According to the 2016 Sunshine List, she received $263,000 for five months work. By comparison in 2014, she earned $219,000. These figures do not include taxable benefits

As editor and author of some of the blog posts critical of this cover-up I was sued by a DCAO. Expect more on this later.

Again, This information was only obtained from the 2016 Sunshine List. It has never been acknowledged by the city.

The Great Hydro giveaway

This is probably the greatest heist in the history of Guelph. Here’s where it we t wrong.

It was a dark and stormy night when the Strategies and Options committee appointed by council, in closed -session pulled the sale of Guelph Hydro off the table and commenced negotiations with Alectra Utilities to merge operations.

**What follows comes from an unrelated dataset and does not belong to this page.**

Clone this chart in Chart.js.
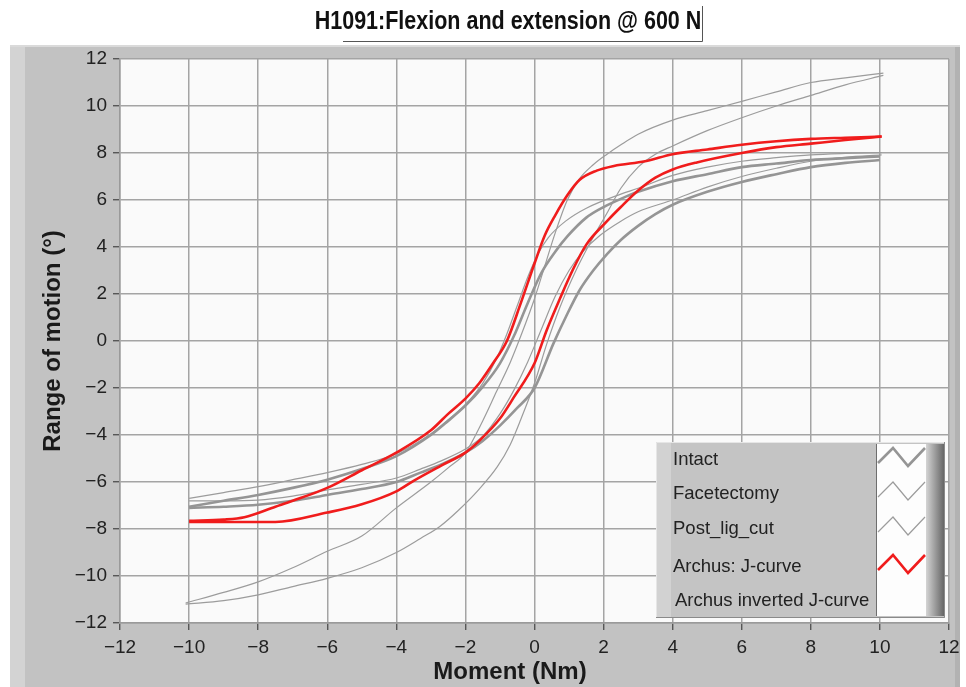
<!DOCTYPE html>
<html>
<head>
<meta charset="utf-8">
<title>H1091</title>
<script src="https://cdn.jsdelivr.net/npm/chart.js@4.4.1/dist/chart.umd.min.js"></script>
<style>
  html, body { margin: 0; padding: 0; background: #fff; }
  #wrap { position: relative; width: 966px; height: 687px; }
</style>
</head>
<body>
<div id="wrap"><canvas id="grafico" width="966" height="687"></canvas></div>
<script>
const chartTitle = "H1091:Flexion and extension @ 600 N";
const xTitle = "Moment (Nm)";
const yTitle = "Range of motion (°)";
const seriesNames = ["Intact", "Facetectomy", "Post_lig_cut", "Archus: J-curve", "Archus inverted J-curve"];
const xTicks = [-12, -10, -8, -6, -4, -2, 0, 2, 4, 6, 8, 10, 12];
const yTicks = [-12, -10, -8, -6, -4, -2, 0, 2, 4, 6, 8, 10, 12];

// each loop = upper branch + lower branch, [moment, angle]
const intactUpper = [[-10,-7.05],[-9,-6.8],[-8,-6.55],[-7,-6.25],[-6,-5.9],[-5,-5.45],[-4,-4.9],[-3,-4.0],[-2.5,-3.4],[-2,-2.75],[-1.5,-1.95],[-1,-0.95],[-0.6,0.2],[-0.2,1.6],[0.2,2.9],[0.6,3.8],[0.95,4.45],[1.5,5.25],[2,5.7],[2.5,6.05],[3,6.35],[4,6.8],[5,7.1],[6,7.4],[7,7.55],[8,7.7],[9,7.78],[10,7.85]];
const intactLower = [[-10,-7.1],[-9,-7.05],[-8,-6.97],[-7,-6.8],[-6,-6.55],[-5,-6.3],[-4,-6.0],[-3.3,-5.6],[-2.7,-5.25],[-2,-4.75],[-1.5,-4.25],[-1,-3.6],[-0.5,-2.85],[0,-2.0],[0.55,-0.1],[0.9,1.0],[1.3,2.15],[1.7,3.0],[2.1,3.7],[2.5,4.3],[3,4.9],[3.5,5.4],[4,5.8],[5,6.35],[6,6.77],[7,7.1],[8,7.4],[9,7.58],[10,7.7]];
const facetUpper = [[-10,-6.7],[-9,-6.45],[-8,-6.2],[-7,-5.9],[-6,-5.6],[-5,-5.25],[-4,-4.8],[-3,-3.95],[-2.5,-3.35],[-2,-2.7],[-1.5,-1.8],[-1.1,-0.75],[-0.8,0.3],[-0.5,1.5],[-0.2,2.7],[0.1,3.7],[0.4,4.4],[0.9,5.1],[1.5,5.65],[2.5,6.25],[3,6.5],[4,7.05],[5,7.4],[6,7.65],[7,7.8],[8,7.92],[9,7.98],[10.05,8.02]];
const facetLower = [[-10,-6.8],[-9,-6.8],[-8,-6.77],[-7,-6.6],[-6,-6.34],[-5,-6.1],[-4,-5.83],[-3.3,-5.45],[-2.7,-5.1],[-2,-4.6],[-1.5,-4.05],[-1,-3.1],[-0.6,-2.1],[-0.2,-0.9],[0.2,0.5],[0.6,1.9],[1.0,3.0],[1.4,3.8],[1.9,4.5],[2.5,5.1],[3,5.5],[4,6.0],[5,6.55],[6,7.0],[7,7.35],[8,7.65],[9,7.82],[10.05,7.92]];
const postLigUpper = [[-10.1,-11.15],[-9,-10.7],[-8,-10.25],[-7,-9.65],[-6,-8.95],[-5,-8.3],[-4,-7.1],[-3,-6.0],[-2.5,-5.4],[-2,-4.75],[-1.5,-3.4],[-1.1,-2.15],[-0.7,-0.9],[-0.4,0.2],[0,1.8],[0.3,3.2],[0.6,4.6],[0.95,6.0],[1.3,6.9],[1.7,7.5],[2.1,7.95],[2.5,8.35],[3,8.8],[4,9.4],[5,9.8],[6,10.2],[7,10.6],[8,11.0],[9,11.2],[10.1,11.4]];
const postLigLower = [[-10.1,-11.2],[-9,-11.05],[-8,-10.8],[-7,-10.45],[-6,-10.1],[-5,-9.65],[-4,-9.0],[-3.3,-8.4],[-2.75,-7.9],[-2.2,-7.2],[-1.6,-6.3],[-1.08,-5.36],[-0.7,-4.4],[-0.4,-3.35],[0,-1.8],[0.36,-0.1],[0.74,1.45],[1.2,3.0],[1.6,4.15],[2.1,5.45],[2.5,6.5],[3,7.4],[3.5,7.95],[4,8.3],[5,8.95],[6,9.5],[7,10.0],[8,10.45],[9,10.9],[10.1,11.3]];
const jCurveUpper = [[-10,-7.65],[-9,-7.6],[-8.4,-7.5],[-7.5,-7.05],[-7,-6.8],[-6,-6.25],[-5,-5.5],[-4,-4.75],[-3,-3.8],[-2.5,-3.1],[-2,-2.45],[-1.6,-1.8],[-1.2,-0.95],[-0.8,0.0],[-0.4,1.6],[0,3.3],[0.3,4.5],[0.6,5.35],[0.95,6.2],[1.3,6.85],[1.8,7.25],[2.3,7.45],[3.2,7.65],[4,7.95],[5,8.15],[6,8.35],[7,8.5],[8,8.6],[9,8.65],[10.05,8.7]];
const jCurveLower = [[-10,-7.7],[-9,-7.7],[-7.5,-7.7],[-6,-7.3],[-5,-6.95],[-4,-6.4],[-3.5,-5.95],[-2.7,-5.3],[-2,-4.75],[-1.6,-4.25],[-1,-3.3],[-0.6,-2.4],[0,-0.95],[0.35,0.45],[0.75,1.85],[1.1,3.0],[1.5,4.1],[2.1,5.1],[2.5,5.7],[3,6.4],[3.5,6.95],[4,7.3],[4.7,7.6],[6,8.0],[7,8.25],[8,8.4],[9,8.55],[10.05,8.7]];

const FONTE = '"Liberation Sans", Arial, sans-serif';
const CINZA_GROSSO = "#959595";
const CINZA_FINO = "#9c9c9c";
const VERMELHO = "#f01c1c";

const paraPontos = (arr) => arr.map(([x, y]) => ({ x, y }));
const menos = (v) => String(v).replace("-", "\u2212");

function linha(dados, cor, largura) {
  return {
    data: paraPontos(dados),
    borderColor: cor,
    borderWidth: largura,
    showLine: true,
    pointRadius: 0,
    cubicInterpolationMode: "monotone",
    fill: false,
  };
}

const moldura = {
  id: "moldura",
  beforeDraw(chart) {
    const ctx = chart.ctx;
    const a = chart.chartArea;
    ctx.save();
    ctx.fillStyle = "#ffffff";
    ctx.fillRect(0, 0, chart.width, chart.height);
    ctx.fillStyle = "#c2c2c2";
    ctx.fillRect(10, 45, 950, 642);
    ctx.fillStyle = "#d3d3d3";
    ctx.fillRect(10, 45, 15, 642);
    ctx.fillStyle = "#b2b2b2";
    ctx.fillRect(955, 45, 5, 642);
    ctx.fillStyle = "#dadada";
    ctx.fillRect(10, 45, 950, 2);
    ctx.fillStyle = "#fafafa";
    ctx.fillRect(a.left, a.top, a.right - a.left, a.bottom - a.top);

    // title with its sunken box edges
    ctx.strokeStyle = "#555";
    ctx.lineWidth = 1;
    ctx.beginPath();
    ctx.moveTo(343, 41.5);
    ctx.lineTo(702.5, 41.5);
    ctx.lineTo(702.5, 6);
    ctx.stroke();
    ctx.translate(508, 22);
    ctx.scale(0.86, 1);
    ctx.fillStyle = "#111";
    ctx.font = "bold 25px " + FONTE;
    ctx.textAlign = "center";
    ctx.textBaseline = "middle";
    ctx.fillText(chartTitle, 0, 0);
    ctx.restore();
  },
  afterDraw(chart) {
    const ctx = chart.ctx;
    ctx.save();
    // x axis title
    ctx.fillStyle = "#1a1a1a";
    ctx.font = "bold 24px " + FONTE;
    ctx.textAlign = "center";
    ctx.textBaseline = "middle";
    ctx.fillText(xTitle, 510, 672);

    // legend box
    const lx = 656, ly = 442, lw = 289, lh = 176;
    ctx.fillStyle = "#c4c4c4";
    ctx.fillRect(lx, ly, lw, lh);
    ctx.fillStyle = "#d2d2d2";
    ctx.fillRect(lx, ly, 15, lh);
    ctx.strokeStyle = "#e6e6e6";
    ctx.lineWidth = 1;
    ctx.beginPath();
    ctx.moveTo(lx + 0.5, ly + lh);
    ctx.lineTo(lx + 0.5, ly + 0.5);
    ctx.lineTo(lx + lw, ly + 0.5);
    ctx.stroke();
    ctx.strokeStyle = "#8a8a8a";
    ctx.beginPath();
    ctx.moveTo(lx + lw - 0.5, ly);
    ctx.lineTo(lx + lw - 0.5, ly + lh - 0.5);
    ctx.lineTo(lx, ly + lh - 0.5);
    ctx.stroke();

    const grad = ctx.createLinearGradient(926, 0, 944, 0);
    grad.addColorStop(0, "#d4d4d4");
    grad.addColorStop(1, "#666666");
    ctx.fillStyle = grad;
    ctx.fillRect(926, ly + 2, 18, lh - 4);
    ctx.fillStyle = "#fdfdfd";
    ctx.fillRect(876, 444, 50, 172);
    ctx.strokeStyle = "#6e6e6e";
    ctx.beginPath();
    ctx.moveTo(876.5, 444);
    ctx.lineTo(876.5, 616);
    ctx.stroke();

    const filas = [460, 494, 529, 567, 601];
    ctx.fillStyle = "#222";
    ctx.font = "18.5px " + FONTE;
    ctx.textAlign = "left";
    ctx.textBaseline = "middle";
    seriesNames.forEach((nome, i) => {
      ctx.fillText(nome, i === 4 ? 675 : 673, filas[i]);
    });

    const estilos = [
      [CINZA_GROSSO, 2.6],
      [CINZA_FINO, 1.2],
      [CINZA_FINO, 1.2],
      [VERMELHO, 2.6],
    ];
    estilos.forEach(([cor, larg], i) => {
      const yc = filas[i] - 3;
      ctx.strokeStyle = cor;
      ctx.lineWidth = larg;
      ctx.beginPath();
      ctx.moveTo(878, yc + 6);
      ctx.lineTo(893, yc - 9);
      ctx.lineTo(908, yc + 9);
      ctx.lineTo(925, yc - 9);
      ctx.stroke();
    });
    ctx.restore();
  },
};

const eixoComum = (ticksArr) => ({
  type: "linear",
  min: -12,
  max: 12,
  afterBuildTicks: (axis) => {
    axis.ticks = ticksArr.map((v) => ({ value: v }));
  },
  ticks: {
    color: "#222",
    font: { size: 19, family: FONTE },
    padding: 6,
    callback: (v) => menos(v),
  },
  grid: {
    color: "#a4a4a4",
    lineWidth: 1.5,
    tickColor: "#444",
    tickLength: 7,
    tickWidth: 1.2,
  },
  border: { display: true, color: "#9a9a9a", width: 1.5 },
});

const ctx = document.getElementById("grafico").getContext("2d");

new Chart(ctx, {
  type: "scatter",
  data: {
    datasets: [
      linha(jCurveUpper, VERMELHO, 2.6),
      linha(jCurveLower, VERMELHO, 2.6),
      linha(intactUpper, CINZA_GROSSO, 2.6),
      linha(intactLower, CINZA_GROSSO, 2.6),
      linha(facetUpper, CINZA_FINO, 1.2),
      linha(facetLower, CINZA_FINO, 1.2),
      linha(postLigUpper, CINZA_FINO, 1.2),
      linha(postLigLower, CINZA_FINO, 1.2),
    ],
  },
  options: {
    responsive: false,
    animation: false,
    layout: { padding: { left: 0, right: 17, top: 59, bottom: 0 } },
    plugins: {
      legend: { display: false },
      tooltip: { enabled: false },
    },
    scales: {
      x: {
        ...eixoComum(xTicks),
        afterFit: (scale) => { scale.height = 64; },
      },
      y: {
        ...eixoComum(yTicks),
        afterFit: (scale) => { scale.width = 120; },
        title: {
          display: true,
          text: yTitle,
          color: "#1a1a1a",
          font: { size: 24, weight: "bold", family: FONTE },
          padding: { top: 39, bottom: 0 },
        },
      },
    },
  },
  plugins: [moldura],
});
</script>
</body>
</html>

Early in October 2016, Mayor Guthrie announced an agreement in principle to merge Guelph Hydro with Alectra. The Mayor said the merger would make Guelph more adaptable to the many technical changes in delivering power to the 55,000 Hydro customers served by Guelph Hydro.

Here we go again. 90 per cent of all negotiations leading up to the agreement were held in closed-sessions. In fact we civilians didn’t even know when the meetings were held or where.

When was the last time you received a financial statement from the city?

December 13 2016, the city council approved the merger by a 10 to 3 vote.

The classic railroad job

What did citizens get out of this deal? First, they are to receive $18.5 million composed of Guelph Hydro’s cash stash. It’s our own money. Second, the city will receive an unknown annual dividend of 4.36 per cent of only 60 per cent of Alectra Utilities profits.

The brand Guelph Hydro will be gone once approved by the Ontario Energy Board and the title will be transferred to Alectra Utilities.

What’s the Guelph Hydro Corporate title worth in today’s market? First, there is $228 million in poles, wires, substations, equipment and Hydro headquarters. Throw in the goodwill, no debt, established profitability and the real value is estimated to be $300 million.

Our Mayor denies that this deal — if it can be described as that – is not a giveaway.

Is this another case of corruption when 10 councillors fail to understand their fiduciary responsibility and what they voted for?

The good news is that the OEB will probably not hear the merger details for between six and 12 months. My wife and I have been granted intervener status when the hearing will be held along other citizens.

Guess this means that the issue will be a topic of discussion during the upcoming civic election. Ya think!

Or the Ford government will throw out the Wynne plan to amalgamate the small to medium sized municipally owned electricity distribution systems.

Is there any doubt about who really could benefit from this merger?